Mais si nous prenons une nouvelle fois la parole sur ce sujet, c’est pour rappeler à quel point votre majorité a ruiné l’acceptabilité de ce dispositif, alors même qu’il s’agit d’un impondérable à sa mise en œuvre et à sa réussite. Parce que cela ne pourra pas marcher que si vous embarquez tout le monde dans le projet et malheureusement, c’est loin d’être le cas.
Tout d’abord parce que cette ZFE étendue n’a pas été coconstruite avec les communes concernées. Si vous n’impliquez pas les Maires dans le processus de déploiement, comment voulez vous qu’ils adhèrent à votre projet.
La ZFE est une obligation règlementaire certes, découlant de la législation européenne et nationale, mais il s’agit surtout d’un impératif sanitaire.
Selon la dernière étude de Santé Publique France, la pollution de l’air extérieur représente près de 10% de la mortalité dans notre pays, avec 48 000 décès prématurés annuels.

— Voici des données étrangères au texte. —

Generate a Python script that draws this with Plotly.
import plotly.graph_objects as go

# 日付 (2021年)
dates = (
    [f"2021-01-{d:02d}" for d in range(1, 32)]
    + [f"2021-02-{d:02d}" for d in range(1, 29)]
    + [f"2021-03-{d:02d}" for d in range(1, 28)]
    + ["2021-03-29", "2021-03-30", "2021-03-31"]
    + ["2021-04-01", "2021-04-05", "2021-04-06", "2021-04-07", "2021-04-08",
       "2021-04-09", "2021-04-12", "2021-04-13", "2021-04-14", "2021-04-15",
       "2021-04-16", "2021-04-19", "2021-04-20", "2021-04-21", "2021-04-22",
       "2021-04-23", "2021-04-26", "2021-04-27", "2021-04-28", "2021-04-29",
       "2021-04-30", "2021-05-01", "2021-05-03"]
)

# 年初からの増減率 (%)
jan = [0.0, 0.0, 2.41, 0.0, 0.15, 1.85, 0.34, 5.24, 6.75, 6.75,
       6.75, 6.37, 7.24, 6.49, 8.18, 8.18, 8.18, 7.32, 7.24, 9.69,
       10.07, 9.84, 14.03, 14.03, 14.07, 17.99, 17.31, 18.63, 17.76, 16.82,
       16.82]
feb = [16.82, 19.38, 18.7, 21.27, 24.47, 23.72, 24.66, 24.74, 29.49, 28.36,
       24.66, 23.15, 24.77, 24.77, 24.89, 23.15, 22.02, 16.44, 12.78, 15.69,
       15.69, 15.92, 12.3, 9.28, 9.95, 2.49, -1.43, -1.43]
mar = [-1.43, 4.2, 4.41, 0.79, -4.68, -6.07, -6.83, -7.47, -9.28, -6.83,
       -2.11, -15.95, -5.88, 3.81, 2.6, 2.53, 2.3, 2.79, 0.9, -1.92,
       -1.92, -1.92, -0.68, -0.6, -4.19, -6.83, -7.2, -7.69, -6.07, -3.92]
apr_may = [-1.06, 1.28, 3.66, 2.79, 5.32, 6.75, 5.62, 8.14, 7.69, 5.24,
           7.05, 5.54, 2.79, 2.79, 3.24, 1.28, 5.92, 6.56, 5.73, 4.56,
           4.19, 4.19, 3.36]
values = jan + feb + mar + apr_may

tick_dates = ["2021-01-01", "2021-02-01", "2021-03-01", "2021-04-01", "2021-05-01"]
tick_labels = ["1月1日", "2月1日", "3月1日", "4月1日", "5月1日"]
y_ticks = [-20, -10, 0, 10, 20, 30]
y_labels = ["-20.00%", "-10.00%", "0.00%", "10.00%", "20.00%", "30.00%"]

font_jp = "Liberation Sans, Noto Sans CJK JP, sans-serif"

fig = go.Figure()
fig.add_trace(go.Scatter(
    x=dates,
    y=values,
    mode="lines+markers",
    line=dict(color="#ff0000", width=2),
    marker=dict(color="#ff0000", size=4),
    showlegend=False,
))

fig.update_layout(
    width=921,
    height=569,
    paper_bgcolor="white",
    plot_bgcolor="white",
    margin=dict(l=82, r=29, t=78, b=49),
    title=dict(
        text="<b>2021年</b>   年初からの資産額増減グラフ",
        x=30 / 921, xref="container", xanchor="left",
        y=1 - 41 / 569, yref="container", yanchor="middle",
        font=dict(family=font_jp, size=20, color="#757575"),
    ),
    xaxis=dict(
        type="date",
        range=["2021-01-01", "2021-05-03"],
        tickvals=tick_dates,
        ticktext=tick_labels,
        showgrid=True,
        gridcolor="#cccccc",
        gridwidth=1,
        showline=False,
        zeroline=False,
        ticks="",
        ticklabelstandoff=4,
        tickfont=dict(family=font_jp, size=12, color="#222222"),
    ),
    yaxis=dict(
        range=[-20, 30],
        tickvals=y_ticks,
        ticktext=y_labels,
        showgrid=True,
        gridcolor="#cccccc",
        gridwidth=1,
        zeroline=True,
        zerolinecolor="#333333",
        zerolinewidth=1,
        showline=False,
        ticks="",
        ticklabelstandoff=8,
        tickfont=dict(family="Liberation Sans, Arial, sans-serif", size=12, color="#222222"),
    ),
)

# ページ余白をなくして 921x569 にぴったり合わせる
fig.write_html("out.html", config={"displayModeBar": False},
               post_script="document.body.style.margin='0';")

Tout l’enjeu de la ZFE consiste à concilier cet impératif sanitaire avec une justice sociale. Si les analyses démontrent que les plus modestes sont les plus touchés par la pollution atmosphérique, ils sont également ceux qui ont le plus de mal à acquérir un véhicule plus propre ou ceux qui ont le plus de difficulté à se passer d’une voiture.
Elle leur est nécessaire pour des raisons professionnelles ou tout simplement parce qu’ils habitent trop loin des transports en commun.

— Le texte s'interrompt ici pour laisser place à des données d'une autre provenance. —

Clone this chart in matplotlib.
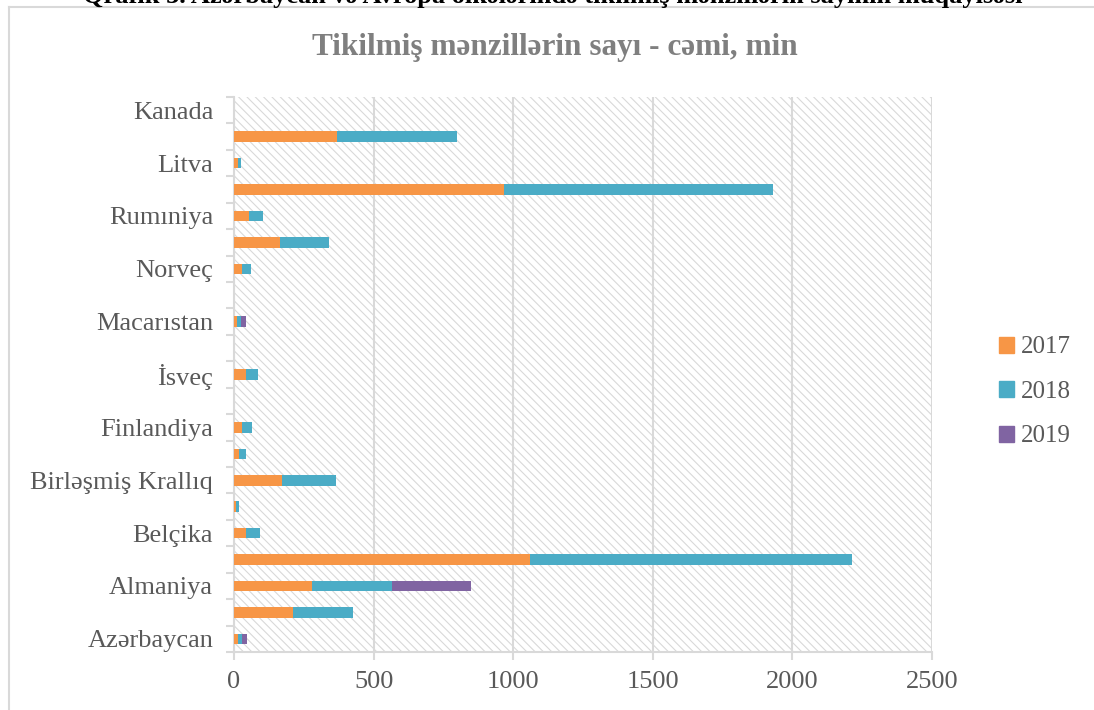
import matplotlib.pyplot as plt
from matplotlib.patches import Rectangle
from matplotlib.lines import Line2D
import numpy as np

plt.rcParams['font.family'] = ['Liberation Serif', 'DejaVu Serif']
plt.rcParams['hatch.linewidth'] = 0.8
plt.rcParams['hatch.color'] = '#d9d9d9'

countries = ['Azərbaycan', '', 'Almaniya', '', 'Belçika', '', 'Birləşmiş Krallıq', '',
             'Finlandiya', '', 'İsveç', '', 'Macarıstan', '', 'Norveç', '', 'Rumıniya', '',
             'Litva', '', 'Kanada']
v2017 = [15, 212, 278, 1060, 44, 8, 172, 19, 30, 0, 42, 0, 11, 0, 29, 164, 53, 967, 13, 370, 0]
v2018 = [14, 214, 287, 1152, 50, 10, 193, 23, 36, 0, 43, 0, 14, 0, 32, 176, 51, 963, 11, 429, 0]
v2019 = [18, 0, 283, 0, 0, 0, 0, 0, 0, 0, 0, 0, 17, 0, 0, 0, 0, 0, 0, 0, 0]
years = ['2017', '2018', '2019']
colors = ['#F79646', '#4BACC6', '#8064A2']

txt = '#595959'
grid = '#d9d9d9'

fig = plt.figure(figsize=(10.94, 7.10), dpi=100)
ax = fig.add_axes([234 / 1094, 1 - 652 / 710, (932 - 234) / 1094, (652 - 97) / 710])

y = np.arange(len(countries))
left = np.zeros(len(countries))
for vals, lab, c in zip([v2017, v2018, v2019], years, colors):
    ax.barh(y, vals, left=left, height=0.4, color=c, label=lab, zorder=3)
    left += np.array(vals)

ax.set_xlim(0, 2500)
ax.set_ylim(-0.5, len(countries) - 0.5)

# hatched plot background
ax.add_patch(Rectangle((0, 0), 1, 1, transform=ax.transAxes, facecolor='white',
                       edgecolor=grid, hatch='\\\\\\\\', lw=0, zorder=0))

ax.set_xticks([0, 500, 1000, 1500, 2000, 2500])
ax.set_yticks(y)
ax.set_yticklabels(countries)
ax.set_yticks(np.arange(-0.5, len(countries), 1), minor=True)
ax.tick_params(axis='y', which='major', length=0, pad=15, labelsize=19, labelcolor=txt)
ax.tick_params(axis='y', which='minor', length=6, width=1.5, color=grid)
ax.tick_params(axis='x', length=6, width=1.5, color=grid, labelsize=19, labelcolor=txt, pad=8)
ax.grid(axis='x', color=grid, lw=1.5, zorder=1)
for s in ['top', 'right']:
    ax.spines[s].set_visible(False)
for s in ['left', 'bottom']:
    ax.spines[s].set_color(grid)
    ax.spines[s].set_linewidth(1.5)
    ax.spines[s].set_zorder(2)

fig.text(0.507, 1 - 47 / 710, 'Tikilmiş mənzillərin sayı - cəmi, min', ha='center', va='center',
         fontsize=22.5, fontweight='bold', color='#7f7f7f')

# cut-off caption above the chart frame
fig.text(0.505, 1 - 3 / 710, 'Qrafik 3. Azərbaycan və Avropa ölkələrində tikilmiş mənzillərin sayının müqayisəsi',
         ha='center', va='baseline', fontsize=19, fontweight='bold', color='black')

# chart frame
fig.add_artist(Line2D([9 / 1094, 1], [1 - 7 / 710, 1 - 7 / 710], color=grid, lw=1.5))
fig.add_artist(Line2D([9 / 1094, 9 / 1094], [0, 1 - 7 / 710], color=grid, lw=1.5))

handles = [Rectangle((0, 0), 1, 1, color=c) for c in colors]
leg = fig.legend(handles, years, loc='center left', bbox_to_anchor=(0.893, 0.448), frameon=False,
                 fontsize=18, handlelength=0.6, handleheight=0.6, handletextpad=0.25, labelspacing=0.9)
for t in leg.get_texts():
    t.set_color(txt)

fig.savefig('out.png', dpi=100)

C’est là que le bat blesse car force est de constater que vos majorités NUPES échouent jusqu’à présent à limiter les conséquences sociales de la ZFE.

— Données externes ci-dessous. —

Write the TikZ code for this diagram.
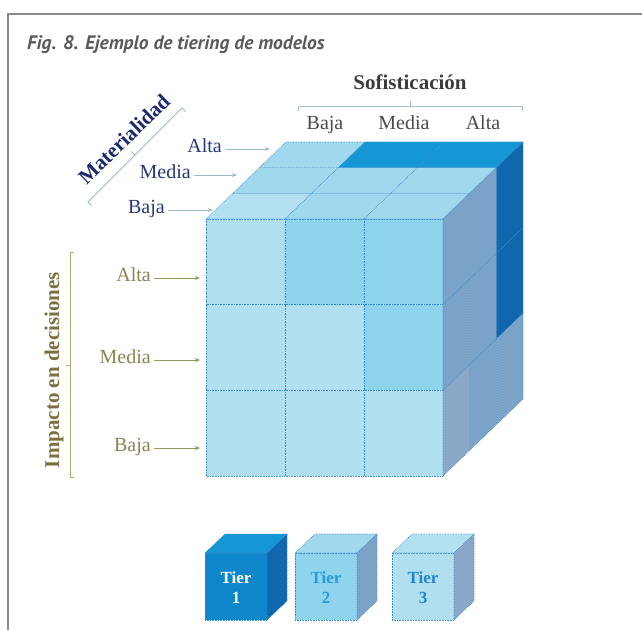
\documentclass[tikz,border=0pt]{standalone}
\usepackage{fontspec}
\setmainfont{Liberation Serif}
\newfontfamily\titlefont{PT Sans}
\usetikzlibrary{arrows.meta,positioning,calc}

\definecolor{framegray}{HTML}{8A8A8A}
\definecolor{titlegray}{HTML}{5A5A5A}
\definecolor{headgray}{HTML}{3C3C3C}
\definecolor{colgray}{HTML}{4A4A4A}
\definecolor{navy}{HTML}{1B2A6A}
\definecolor{navylbl}{HTML}{26367A}
\definecolor{olive}{HTML}{7D7040}
\definecolor{olivelbl}{HTML}{8B8255}
\definecolor{matarrowc}{HTML}{9DB9CF}
\definecolor{imparrowc}{HTML}{8E9A5A}
\definecolor{sofline}{HTML}{A5BFD3}
\definecolor{matline}{HTML}{9CBAD2}
\definecolor{impline}{HTML}{B3A574}
\definecolor{edgeblue}{HTML}{3A8AD0}
%% tier colours: front, top, side
\definecolor{front1}{HTML}{0E86CA}
\definecolor{top1}{HTML}{1597D6}
\definecolor{side1}{HTML}{1167AE}
\definecolor{front2}{HTML}{8DD4EC}
\definecolor{top2}{HTML}{A0D8EE}
\definecolor{side2}{HTML}{7AA3C7}
\definecolor{front3}{HTML}{B0DFF0}
\definecolor{top3}{HTML}{B4E1F2}
\definecolor{side3}{HTML}{8BA8C8}
\definecolor{tiertxt2}{HTML}{2A9AD8}
\definecolor{tiertxt3}{HTML}{1F86C8}

\begin{document}
\begin{tikzpicture}[x=1pt, y=-1pt,
  cell/.style={draw=edgeblue, densely dotted, line width=0.6pt},
  lbl/.style={inner sep=0pt, text height=0.66em, text depth=0pt, font=\fontsize{20}{22}\selectfont},
  head/.style={inner sep=0pt, font=\fontsize{21}{23}\selectfont\bfseries},
  matarrow/.style={draw=matarrowc, line width=0.8pt, -{Stealth[length=5pt,width=4pt]}},
  imparrow/.style={draw=imparrowc, line width=0.8pt, -{Stealth[length=5pt,width=4pt]}},
  tierlbl/.style={align=center, font=\fontsize{17}{20}\selectfont\bfseries}]
  \useasboundingbox (0,0) rectangle (642,630);
  %% Frame
  \draw[framegray, line width=1.5pt] (8,630) |- (642,14);
  \node[anchor=west, inner sep=0pt, text=titlegray, font=\titlefont\fontsize{19.5}{22}\selectfont\bfseries\itshape]
    (title) at (27,45) {Fig. 8. Ejemplo de tiering de modelos};

  %% Big cube: x = sofisticacion, y = impacto (down), z = materialidad (depth)
  \begin{scope}[shift={(206,219)}, x={(79pt,0pt)}, y={(0pt,-85.67pt)}, z={(26.67pt,25.67pt)}]
    %% Front face (materialidad baja)
    \foreach \c/\r/\t in {0/0/3,1/0/2,2/0/2,0/1/3,1/1/3,2/1/2,0/2/3,1/2/3,2/2/3}
      \draw[cell, fill=front\t] (\c,\r,0) rectangle ++(1,1,0);
    %% Top face (impacto alto)
    \foreach \c/\d/\t in {0/0/3,1/0/2,2/0/2,0/1/2,1/1/2,2/1/2,0/2/2,1/2/1,2/2/1}
      \draw[cell, fill=top\t] (\c,0,\d) -- ++(1,0,0) -- ++(0,0,1) -- ++(-1,0,0) -- cycle;
    %% Right face (sofisticacion alta)
    \foreach \r/\d/\t in {0/0/2,1/0/2,2/0/3,0/1/2,1/1/2,2/1/2,0/2/1,1/2/1,2/2/2}
      \draw[cell, fill=side\t] (3,\r,\d) -- ++(0,1,0) -- ++(0,0,1) -- ++(0,-1,0) -- cycle;
  \end{scope}

  %% Sofisticacion axis
  \node[head, text=headgray] (sofis) at (410,82) {Sofisticación};
  \draw[sofline, line width=0.8pt] (298,111) -- (298,106) -- (522,106) -- (522,111);
  \draw[sofline, line width=0.8pt] (410,106) -- (410,101);
  \node[lbl, text=colgray] (sofbaja) at (325,126) {Baja};
  \node[lbl, text=colgray] (sofmedia) at (404,126) {Media};
  \node[lbl, text=colgray] (sofalta) at (483,126) {Alta};

  %% Materialidad axis
  \node[head, text=navy, rotate=44] (mat) at (124,139) {Materialidad};
  \draw[matline, line width=0.8pt] (185.5,111.5) -- (182,108) -- (88,202) -- (91.5,205.5);
  \draw[matline, line width=0.8pt] (135,155) -- (131.5,151.5);
  \node[lbl, anchor=east, text=navylbl] (matalta) at (222,149) {Alta};
  \node[lbl, anchor=east, text=navylbl] (matmedia) at (191,175) {Media};
  \node[lbl, anchor=east, text=navylbl] (matbaja) at (165,210) {Baja};
  \coordinate (tipmatalta) at (270,149);
  \coordinate (tipmatmedia) at (237,175);
  \coordinate (tipmatbaja) at (213,210);
  \draw[matarrow] ([xshift=3pt]matalta.east) -- (tipmatalta);
  \draw[matarrow] ([xshift=3pt]matmedia.east) -- (tipmatmedia);
  \draw[matarrow] ([xshift=3pt]matbaja.east) -- (tipmatbaja);

  %% Impacto axis
  \node[head, text=olive, rotate=90] (imp) at (54,370) {Impacto en decisiones};
  \draw[impline, line width=0.8pt] (74,252) -- (70,252) -- (70,477) -- (74,477);
  \draw[impline, line width=0.8pt] (70,365) -- (66,365);
  \node[lbl, anchor=east, text=olivelbl] (impalta) at (151,278) {Alta};
  \node[lbl, anchor=east, text=olivelbl] (impmedia) at (151,360) {Media};
  \node[lbl, anchor=east, text=olivelbl] (impbaja) at (151,448) {Baja};
  \coordinate (tipimpalta) at (200,278);
  \coordinate (tipimpmedia) at (200,360);
  \coordinate (tipimpbaja) at (200,448);
  \draw[imparrow] ([xshift=3pt]impalta.east) -- (tipimpalta);
  \draw[imparrow] ([xshift=3pt]impmedia.east) -- (tipimpmedia);
  \draw[imparrow] ([xshift=3pt]impbaja.east) -- (tipimpbaja);

  %% Legend cubes
  \foreach \n/\xo/\tc in {1/205/white,2/295/tiertxt2,3/392/tiertxt3} {
    \draw[cell, fill=front\n] (\xo,553) rectangle ++(62,67);
    \draw[cell, fill=top\n] (\xo,553) -- ++(20,-19) -- ++(62,0) -- ++(-20,19) -- cycle;
    \draw[cell, fill=side\n] (\xo+62,553) -- ++(20,-19) -- ++(0,67) -- ++(-20,19) -- cycle;
    \node[tierlbl, text=\tc] (tier\n) at (\xo+31,588) {Tier\\\n};
  }
\end{tikzpicture}
\end{document}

Les aides pour changer de véhicule sont ainsi insuffisantes. Alors que les subventions de la Métropole de Rouen ou celles du Grand Paris vont jusqu’à 5000 ou 6000 €, le Grand Lyon plafonne à 2000 € tandis que la Ville de Lyon a refusé de prendre sa part. Pour mémoire, nous vous avions proposé un amendement dans ce sens que vous aviez malheureusement rejeté.
En parallèle, rien n’est fait pour développer l’offre de transports en commun à forte capacité d’embarquement et ainsi inciter la population à abandonner son véhicule : vous avez compris, où je voulais en venir, pas de projet métro sur ce mandat.
Je poursuis en rappelant que le calendrier de la ZFE a été inutilement accéléré même si je reconnais qu’après des mois de batailles politiques, l’exécutif Métropolitain s’est légèrement assoupli sur ce point.
Pour autant, je vous demande quel est l’intérêt d’une telle accélération quand le parc à renouveler est important mais surtout quand, de votre propre aveu, les moyens de contrôle de la bonne application de la règlementation ZFE sont faibles ? Je pense notamment ici aux radars qui arriveront au mieux en 2025 à Lyon.
Je note d’ailleurs à ce titre votre habituelle tendance à abandonner vos responsabilités en racontant à qui veut l’entendre que l’Etat vous charge de mettre en place la ZFE sans vous donner les moyens adéquats.
La Loi d’Orientation des Mobilités de 2019 et le complément apporté par la Loi Climat et Résilience de 2021 rendent effectivement obligatoire la création de ZFE dans les collectivités au-dessus des normes d’émission et celles de plus de 150 000 habitants.
En revanche, les collectivités ont une grande latitude pour définir les modalités d’application de ces ZFE. C’est d’ailleurs pour cette raison que vous avez pu accélérer le calendrier. Il vous faut dès lors assumer ce qui relève bel et bien de votre responsabilité.
Mais si vous aviez pris le temps de bien faire les choses, vous auriez pu engager avec l’Etat une véritable discussion sur les moyens de contrôle de la bonne application de la ZFE. Vos majorités auraient pu, par exemple, discuter avec l’Etat sur une redéfinition des missions de la police de l’environnement, qui existe en France, pour lui permettre ainsi d’aider les polices municipales et nationales dans cette tâche.
Malheureusement, vous avez préféré créer un dispositif ultra-complexe, bourré de dérogations multiples, qui rend illisible et incompréhensible votre ZFE.
Pour preuve du manque cruel d’informations parmi les Lyonnais et les Grands Lyonnais, je prends le nombre de subventions d’aide à l’acquisition de véhicules propres accordées par le conseil métropolitain : 10 …
10 subventions seulement.
C’est la raison pour laquelle, nous vous demandons d’informer clairement chaque Lyonnais sur le dispositif déployé, ses échéances et les aides dont ils peuvent bénéficier.
Nous vous demandons également de défendre une dérogation d’amortissement, aussi bien écologique qu’économique, pour les véhicules Crit’air 2, afin de ne pas engendrer une obsolescence règlementaire de véhicules récents non amorti.
Sans évolution de votre part sur ces points, vous comprendrez donc facilement que nous nous abstiendrons sur ce dossier.
Je vous remercie.
Intervention de Yann CUCHERAT au conseil municipal de la Ville de Lyon du 15 décembre 2022.